→ Problem description
In the entries below, find the lines that contain the word "this" and copy them.

→ Records for the exercise
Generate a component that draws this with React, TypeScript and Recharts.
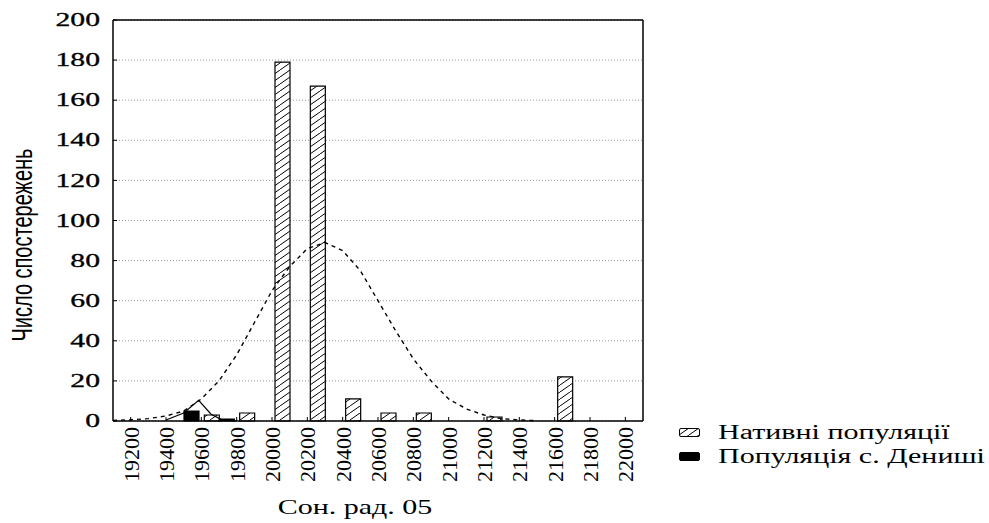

---

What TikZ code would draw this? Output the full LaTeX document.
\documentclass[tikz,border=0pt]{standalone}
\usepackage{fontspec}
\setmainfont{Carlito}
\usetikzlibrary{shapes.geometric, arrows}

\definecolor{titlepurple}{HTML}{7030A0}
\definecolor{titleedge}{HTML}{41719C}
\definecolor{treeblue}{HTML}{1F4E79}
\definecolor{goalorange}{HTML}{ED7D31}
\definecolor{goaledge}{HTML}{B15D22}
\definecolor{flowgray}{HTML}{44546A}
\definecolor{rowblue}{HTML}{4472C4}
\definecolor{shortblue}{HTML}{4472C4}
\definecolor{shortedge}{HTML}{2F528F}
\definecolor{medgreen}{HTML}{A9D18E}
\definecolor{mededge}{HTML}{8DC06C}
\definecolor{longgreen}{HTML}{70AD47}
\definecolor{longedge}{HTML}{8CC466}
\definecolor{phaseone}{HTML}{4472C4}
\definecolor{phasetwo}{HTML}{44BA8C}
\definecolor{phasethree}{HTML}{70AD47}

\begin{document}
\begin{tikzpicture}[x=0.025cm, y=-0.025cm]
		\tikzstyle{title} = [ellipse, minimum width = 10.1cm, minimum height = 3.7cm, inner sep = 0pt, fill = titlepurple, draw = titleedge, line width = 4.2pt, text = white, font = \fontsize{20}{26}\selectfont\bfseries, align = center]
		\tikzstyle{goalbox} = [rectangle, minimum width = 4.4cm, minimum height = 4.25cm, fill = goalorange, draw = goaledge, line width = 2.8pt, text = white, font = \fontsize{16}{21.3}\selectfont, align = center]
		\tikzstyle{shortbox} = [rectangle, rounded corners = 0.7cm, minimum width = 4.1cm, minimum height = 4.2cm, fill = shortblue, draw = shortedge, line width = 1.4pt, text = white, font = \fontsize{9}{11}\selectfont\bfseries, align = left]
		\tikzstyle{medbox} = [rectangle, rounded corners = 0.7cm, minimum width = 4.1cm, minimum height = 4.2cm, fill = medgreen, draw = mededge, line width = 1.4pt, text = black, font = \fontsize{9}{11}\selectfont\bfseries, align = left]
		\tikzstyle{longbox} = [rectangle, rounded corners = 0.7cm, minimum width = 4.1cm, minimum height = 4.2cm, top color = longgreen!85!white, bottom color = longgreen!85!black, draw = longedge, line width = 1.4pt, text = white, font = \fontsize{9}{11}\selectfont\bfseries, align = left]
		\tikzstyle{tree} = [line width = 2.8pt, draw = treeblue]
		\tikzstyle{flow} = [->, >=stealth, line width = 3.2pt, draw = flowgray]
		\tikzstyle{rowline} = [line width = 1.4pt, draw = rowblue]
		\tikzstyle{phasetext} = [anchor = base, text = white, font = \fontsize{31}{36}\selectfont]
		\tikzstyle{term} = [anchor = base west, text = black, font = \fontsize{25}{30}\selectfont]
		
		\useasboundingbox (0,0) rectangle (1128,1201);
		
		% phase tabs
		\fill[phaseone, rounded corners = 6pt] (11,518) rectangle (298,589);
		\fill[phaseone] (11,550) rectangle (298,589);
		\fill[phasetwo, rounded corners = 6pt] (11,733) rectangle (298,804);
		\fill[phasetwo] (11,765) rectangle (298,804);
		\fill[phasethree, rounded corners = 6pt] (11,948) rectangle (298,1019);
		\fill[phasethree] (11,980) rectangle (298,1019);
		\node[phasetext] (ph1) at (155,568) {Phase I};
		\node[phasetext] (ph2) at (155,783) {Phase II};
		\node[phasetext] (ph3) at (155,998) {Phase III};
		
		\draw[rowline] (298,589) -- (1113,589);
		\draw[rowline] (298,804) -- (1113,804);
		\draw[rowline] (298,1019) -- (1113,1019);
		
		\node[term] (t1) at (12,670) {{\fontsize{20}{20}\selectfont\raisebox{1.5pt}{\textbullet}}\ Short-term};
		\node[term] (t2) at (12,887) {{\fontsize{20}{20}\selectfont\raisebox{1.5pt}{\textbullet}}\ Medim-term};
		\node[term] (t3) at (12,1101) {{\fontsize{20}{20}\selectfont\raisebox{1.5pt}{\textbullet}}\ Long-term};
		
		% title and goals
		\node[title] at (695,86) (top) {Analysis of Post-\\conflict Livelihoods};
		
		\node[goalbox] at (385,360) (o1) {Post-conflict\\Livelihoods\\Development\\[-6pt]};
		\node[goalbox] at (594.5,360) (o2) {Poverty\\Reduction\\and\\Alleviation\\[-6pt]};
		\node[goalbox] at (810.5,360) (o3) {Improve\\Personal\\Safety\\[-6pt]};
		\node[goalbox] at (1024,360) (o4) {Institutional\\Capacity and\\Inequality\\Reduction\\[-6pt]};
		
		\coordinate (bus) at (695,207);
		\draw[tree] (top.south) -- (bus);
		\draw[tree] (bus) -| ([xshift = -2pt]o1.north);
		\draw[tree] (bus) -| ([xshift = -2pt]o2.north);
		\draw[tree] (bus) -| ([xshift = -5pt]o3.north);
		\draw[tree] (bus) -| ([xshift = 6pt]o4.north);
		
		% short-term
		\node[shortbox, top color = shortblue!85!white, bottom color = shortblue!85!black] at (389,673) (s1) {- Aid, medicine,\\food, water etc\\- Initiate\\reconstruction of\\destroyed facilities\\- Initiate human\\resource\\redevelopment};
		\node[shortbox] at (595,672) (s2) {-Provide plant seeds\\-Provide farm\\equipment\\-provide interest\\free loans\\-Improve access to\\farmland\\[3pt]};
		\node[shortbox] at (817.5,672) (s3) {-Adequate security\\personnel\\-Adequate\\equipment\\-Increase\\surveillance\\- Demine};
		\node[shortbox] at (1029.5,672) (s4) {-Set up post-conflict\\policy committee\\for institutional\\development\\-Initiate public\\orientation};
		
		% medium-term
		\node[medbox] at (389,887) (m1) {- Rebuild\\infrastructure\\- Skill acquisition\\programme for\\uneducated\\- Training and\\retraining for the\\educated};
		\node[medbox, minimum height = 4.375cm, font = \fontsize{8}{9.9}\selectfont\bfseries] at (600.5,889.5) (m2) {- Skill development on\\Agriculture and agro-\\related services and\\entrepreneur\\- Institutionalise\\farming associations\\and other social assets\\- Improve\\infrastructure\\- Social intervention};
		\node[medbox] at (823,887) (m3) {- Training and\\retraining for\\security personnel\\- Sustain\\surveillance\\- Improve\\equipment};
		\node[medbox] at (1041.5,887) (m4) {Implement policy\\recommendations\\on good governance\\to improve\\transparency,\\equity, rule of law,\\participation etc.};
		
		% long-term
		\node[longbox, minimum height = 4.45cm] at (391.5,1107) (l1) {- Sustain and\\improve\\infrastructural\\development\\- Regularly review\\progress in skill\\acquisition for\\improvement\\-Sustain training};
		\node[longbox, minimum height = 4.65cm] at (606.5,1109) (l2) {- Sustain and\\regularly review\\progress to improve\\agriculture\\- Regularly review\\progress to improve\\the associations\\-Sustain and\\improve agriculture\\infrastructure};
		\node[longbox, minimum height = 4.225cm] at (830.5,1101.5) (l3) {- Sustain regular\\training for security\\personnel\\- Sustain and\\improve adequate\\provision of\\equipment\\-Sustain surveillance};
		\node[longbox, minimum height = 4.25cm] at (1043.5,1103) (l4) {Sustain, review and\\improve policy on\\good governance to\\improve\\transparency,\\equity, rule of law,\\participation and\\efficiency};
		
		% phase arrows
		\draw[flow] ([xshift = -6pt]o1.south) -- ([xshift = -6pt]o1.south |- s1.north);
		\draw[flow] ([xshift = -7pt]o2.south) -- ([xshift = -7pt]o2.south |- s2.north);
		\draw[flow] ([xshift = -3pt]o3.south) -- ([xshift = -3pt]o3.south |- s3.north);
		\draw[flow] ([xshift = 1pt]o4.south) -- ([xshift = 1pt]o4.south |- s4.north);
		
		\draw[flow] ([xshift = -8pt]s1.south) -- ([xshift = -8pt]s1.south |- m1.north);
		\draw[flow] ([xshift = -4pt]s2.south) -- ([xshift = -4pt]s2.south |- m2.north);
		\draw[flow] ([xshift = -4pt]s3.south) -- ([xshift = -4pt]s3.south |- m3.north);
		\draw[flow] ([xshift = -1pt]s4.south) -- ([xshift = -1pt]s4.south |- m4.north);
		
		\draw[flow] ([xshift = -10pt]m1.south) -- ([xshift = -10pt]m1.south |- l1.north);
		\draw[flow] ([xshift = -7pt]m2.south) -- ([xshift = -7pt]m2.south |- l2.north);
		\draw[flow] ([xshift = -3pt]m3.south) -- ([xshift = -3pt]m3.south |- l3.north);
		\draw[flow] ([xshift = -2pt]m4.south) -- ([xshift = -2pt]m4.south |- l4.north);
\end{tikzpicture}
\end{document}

→ Final result
Generate a component that draws this with React, TypeScript and Recharts.
What TikZ code would draw this? Output the full LaTeX document.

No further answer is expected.